The Renaissance really was taught as "Europeans rediscovered the great classical thinkers", and it was only through my own curiosity that I learned that Islamic science played a key role.



Here in France, we were taught from fairly early on about Averroes and Avicenne (Ibn Sinna) for instance. There may geographical and societal reasons for these differences, but all in all that's besides the point i was trying to make, which is : The average person may have heard of Newton, Darwin and others, but how many could really explain the theory of gravity or that of evolution without getting at least some of it wrong?

("Gravity... ha yes, the guy with the apple","evolution... sure, we all are descended from apes, right?")

...Therefore, relying on what the average person may know to discuss whether something is publicly acknowledged and understood is perhaps the wrong way to go about this.


You're missing the point. There's value in even simply knowing the names. I may not know the details of a given historical scientist's accomplishments, but if their name floats around the cultural ether, I can pluck it from the air and type it into Wikipedia.
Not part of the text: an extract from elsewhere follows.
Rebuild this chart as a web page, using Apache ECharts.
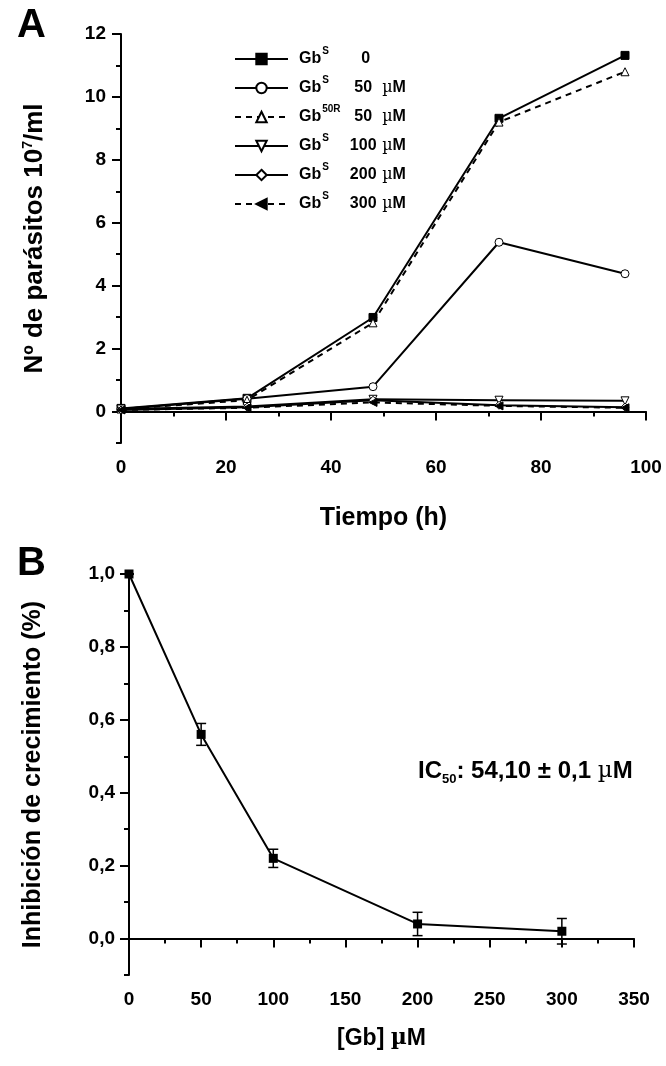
<!DOCTYPE html>
<html>
<head>
<meta charset="utf-8">
<script src="https://cdn.jsdelivr.net/npm/echarts@6/dist/echarts.min.js"></script>
<style>
html,body{margin:0;padding:0;background:#fff;}
#c{width:666px;height:1066px;}
</style>
</head>
<body>
<div id="c"></div>
<script>
// ---- Panel A data ----
var timeH = [0, 24, 48, 72, 96];
var gbS0 = [0.10, 0.42, 2.99, 9.32, 11.32];
var gbS50 = [0.08, 0.41, 0.79, 5.38, 4.38];
var gb50R50 = [0.08, 0.36, 2.82, 9.20, 10.80];
var gbS100 = [0.08, 0.16, 0.39, 0.36, 0.34];
var gbS200 = [0.05, 0.14, 0.36, 0.20, 0.14];
var gbS300 = [0.05, 0.12, 0.29, 0.18, 0.12];
var aYMajor = [0, 2, 4, 6, 8, 10, 12];
var aYMinor = [-1, 1, 3, 5, 7, 9, 11];
// ---- Panel B data ----
var gbConc = [0, 50, 100, 200, 300];
var inhib = [1.0, 0.56, 0.22, 0.04, 0.02];
var inhibErr = [0.0, 0.03, 0.025, 0.032, 0.035];
var bYMajor = [0, 0.2, 0.4, 0.6, 0.8, 1.0];
var bYMinor = [-0.1, 0.1, 0.3, 0.5, 0.7, 0.9];

var FF = "'Liberation Sans',Arial,sans-serif";
var MU = "'DejaVu Serif','Liberation Serif',serif";
function pairs(xs, ys){ return xs.map(function(x,i){return [x, ys[i]];}); }

var chart = echarts.init(document.getElementById('c'), null, {renderer:'canvas'});

var lblStyle = {fontFamily:FF, fontWeight:'bold', fontSize:19, color:'#000'};
var axLine = {show:true, lineStyle:{color:'#000', width:2}};
var tickMaj = {width:2, color:'#000'};

var downTri = 'path://M0,0 L10,0 L5,9 Z';
var leftTri = 'path://M9,0 L9,10 L0,5 Z';

var legendMeta = {
  's0':   {sup:'S',   n:'0',   u:false},
  's50':  {sup:'S',   n:'50',  u:true},
  'r50':  {sup:'50R', n:'50',  u:true},
  's100': {sup:'S',   n:'100', u:true},
  's200': {sup:'S',   n:'200', u:true},
  's300': {sup:'S',   n:'300', u:true}
};

function lineSeries(name, data, symbol, filled, dashed){
  return {
    name:name, type:'line', xAxisIndex:0, yAxisIndex:0,
    data:pairs(timeH, data), symbol:symbol, symbolSize:8, showSymbol:true,
    lineStyle:{color:'#000', width:2, type: dashed ? [6,5] : 'solid'},
    itemStyle:{color: filled ? '#000' : '#fff', borderColor:'#000', borderWidth:1},
    emphasis:{disabled:true}, z: 3
  };
}

var LH = 26;
var option = {
  animation:false,
  backgroundColor:'#fff',
  grid:[
    {left:121, top:34, width:525, height:409},
    {left:129, top:574, width:505, height:401}
  ],
  legend:{
    data:['s0','s50','r50','s100','s200','s300'],
    orient:'vertical', left:229, top:41, itemWidth:53, itemHeight:13, itemGap:3,
    selectedMode:false,
    formatter:function(n){
      var m = legendMeta[n];
      var s = '{g0|Gb}{p|'+m.sup+'}';
      if (m.u) s += '{n|'+m.n+'}{sp| }{mu|µ}{g|M}';
      else s += '{n0|'+m.n+'}';
      return s;
    },
    textStyle:{
      fontFamily:FF, fontWeight:'bold', fontSize:16, color:'#000',
      rich:{
        g0:{fontFamily:FF, fontWeight:'bold', fontSize:16, color:'#000', lineHeight:LH, padding:[0,0,0,6]},
        g:{fontFamily:FF, fontWeight:'bold', fontSize:16, color:'#000', lineHeight:LH},
        p:{fontFamily:FF, fontWeight:'bold', fontSize:10, color:'#000', width:26, lineHeight:10, padding:[0,0,16,1]},
        n:{fontFamily:FF, fontWeight:'bold', fontSize:16, color:'#000', width:30, align:'right', lineHeight:LH},
        n0:{fontFamily:FF, fontWeight:'bold', fontSize:16, color:'#000', width:22, align:'right', lineHeight:LH},
        sp:{fontSize:16, width:4, lineHeight:LH},
        mu:{fontFamily:MU, fontWeight:'normal', fontSize:16, color:'#000', lineHeight:LH}
      }
    }
  },
  xAxis:[
    {gridIndex:0, type:'value', min:0, max:100, interval:20,
     axisLine:axLine, splitLine:{show:false},
     axisTick:{show:true, length:9, lineStyle:tickMaj},
     minorTick:{show:true, splitNumber:2, length:5, lineStyle:tickMaj},
     axisLabel:Object.assign({margin:15}, lblStyle),
     name:'Tiempo (h)', nameLocation:'middle', nameGap:63,
     nameTextStyle:{fontFamily:FF, fontWeight:'bold', fontSize:25, color:'#000'}},
    {gridIndex:1, type:'value', min:0, max:350, interval:50,
     axisLine:axLine, splitLine:{show:false},
     axisTick:{show:true, length:9, lineStyle:tickMaj},
     minorTick:{show:true, splitNumber:2, length:5, lineStyle:tickMaj},
     axisLabel:Object.assign({margin:15}, lblStyle),
     name:'{g|[Gb] }{mu|µ}{g|M}', nameLocation:'middle', nameGap:52,
     nameTextStyle:{fontFamily:FF, fontWeight:'bold', fontSize:23, color:'#000',
       rich:{g:{fontFamily:FF, fontWeight:'bold', fontSize:23, color:'#000'},
             mu:{fontFamily:MU, fontSize:22, color:'#000'}}}}
  ],
  yAxis:[
    {gridIndex:0, type:'value', min:-1, max:12, position:'left',
     axisLine:axLine, splitLine:{show:false},
     axisTick:{show:true, length:9, customValues:aYMajor, lineStyle:tickMaj},
     axisLabel:Object.assign({margin:15, customValues:aYMajor}, lblStyle),
     name:'Nº de parásitos 10{s|7}/ml', nameLocation:'middle', nameRotate:90, nameGap:72,
     nameTextStyle:{fontFamily:FF, fontWeight:'bold', fontSize:26, color:'#000',
       rich:{s:{fontFamily:FF, fontWeight:'bold', fontSize:14, color:'#000', padding:[0,0,14,0]}}}},
    {gridIndex:0, type:'value', min:-1, max:12, position:'left', axisLine:{show:false},
     splitLine:{show:false}, axisLabel:{show:false},
     axisTick:{show:true, length:5, customValues:aYMinor, lineStyle:tickMaj}},
    {gridIndex:1, type:'value', min:-0.1, max:1.0, position:'left',
     axisLine:axLine, splitLine:{show:false},
     axisTick:{show:true, length:9, customValues:bYMajor, lineStyle:tickMaj},
     axisLabel:Object.assign({margin:14, customValues:bYMajor,
        formatter:function(v){return v.toFixed(1).replace('.', ',');}}, lblStyle),
     name:'Inhibición de crecimiento (%)', nameLocation:'middle', nameRotate:90, nameGap:83,
     nameTextStyle:{fontFamily:FF, fontWeight:'bold', fontSize:25, color:'#000'}},
    {gridIndex:1, type:'value', min:-0.1, max:1.0, position:'left', axisLine:{show:false},
     splitLine:{show:false}, axisLabel:{show:false},
     axisTick:{show:true, length:5, customValues:bYMinor, lineStyle:tickMaj}}
  ],
  series:[
    lineSeries('s0', gbS0, 'rect', true, false),
    lineSeries('s50', gbS50, 'circle', false, false),
    lineSeries('r50', gb50R50, 'triangle', false, true),
    lineSeries('s100', gbS100, downTri, false, false),
    lineSeries('s200', gbS200, 'diamond', false, false),
    lineSeries('s300', gbS300, leftTri, true, true),
    {
      type:'line', xAxisIndex:1, yAxisIndex:2,
      data:pairs(gbConc, inhib), symbol:'rect', symbolSize:9,
      lineStyle:{color:'#000', width:2}, itemStyle:{color:'#000'}, z:3
    },
    {
      type:'custom', xAxisIndex:1, yAxisIndex:2, z:4,
      data:gbConc.map(function(x,i){return [x, inhib[i]-inhibErr[i], inhib[i]+inhibErr[i]];}),
      renderItem:function(params, api){
        var lo = api.coord([api.value(0), api.value(1)]);
        var hi = api.coord([api.value(0), api.value(2)]);
        var w = 5;
        var st = {stroke:'#000', lineWidth:1.5};
        return {type:'group', children:[
          {type:'line', shape:{x1:lo[0], y1:lo[1], x2:hi[0], y2:hi[1]}, style:st},
          {type:'line', shape:{x1:lo[0]-w, y1:lo[1], x2:lo[0]+w, y2:lo[1]}, style:st},
          {type:'line', shape:{x1:hi[0]-w, y1:hi[1], x2:hi[0]+w, y2:hi[1]}, style:st}
        ]};
      }
    }
  ],
  graphic:[
    {type:'text', left:17, top:6, style:{text:'A', fontFamily:FF, fontWeight:'bold', fontSize:40, fill:'#000'}},
    {type:'text', left:17, top:544, style:{text:'B', fontFamily:FF, fontWeight:'bold', fontSize:40, fill:'#000'}},
    {type:'text', left:418, top:759, style:{
      text:'{g|IC}{s|50}{g|: 54,10 ± 0,1 }{mu|µ}{g|M}',
      rich:{
        g:{fontFamily:FF, fontWeight:'bold', fontSize:24, color:'#000'},
        s:{fontFamily:FF, fontWeight:'bold', fontSize:13, color:'#000', padding:[16,0,0,0]},
        mu:{fontFamily:MU, fontSize:23, color:'#000'}
      }}}
  ]
};
chart.setOption(option);
</script>
</body>
</html>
Most Americans - likely most Westerners - cannot do that with even a dozen or so non-European historical scientists, because we don't even know their names.

This massive gap in the common understanding of the way the modern world came to be is concerning; undermines most people's model of the development of civilization is, for example, one of the things that makes it easy to drop bombs on historical sites (and the descendants of those who built them), or to ignore when other parties do the same. "Ignore what the peasants think, only elite thought matters," has never preceded an era of sustainable peace and prosperity.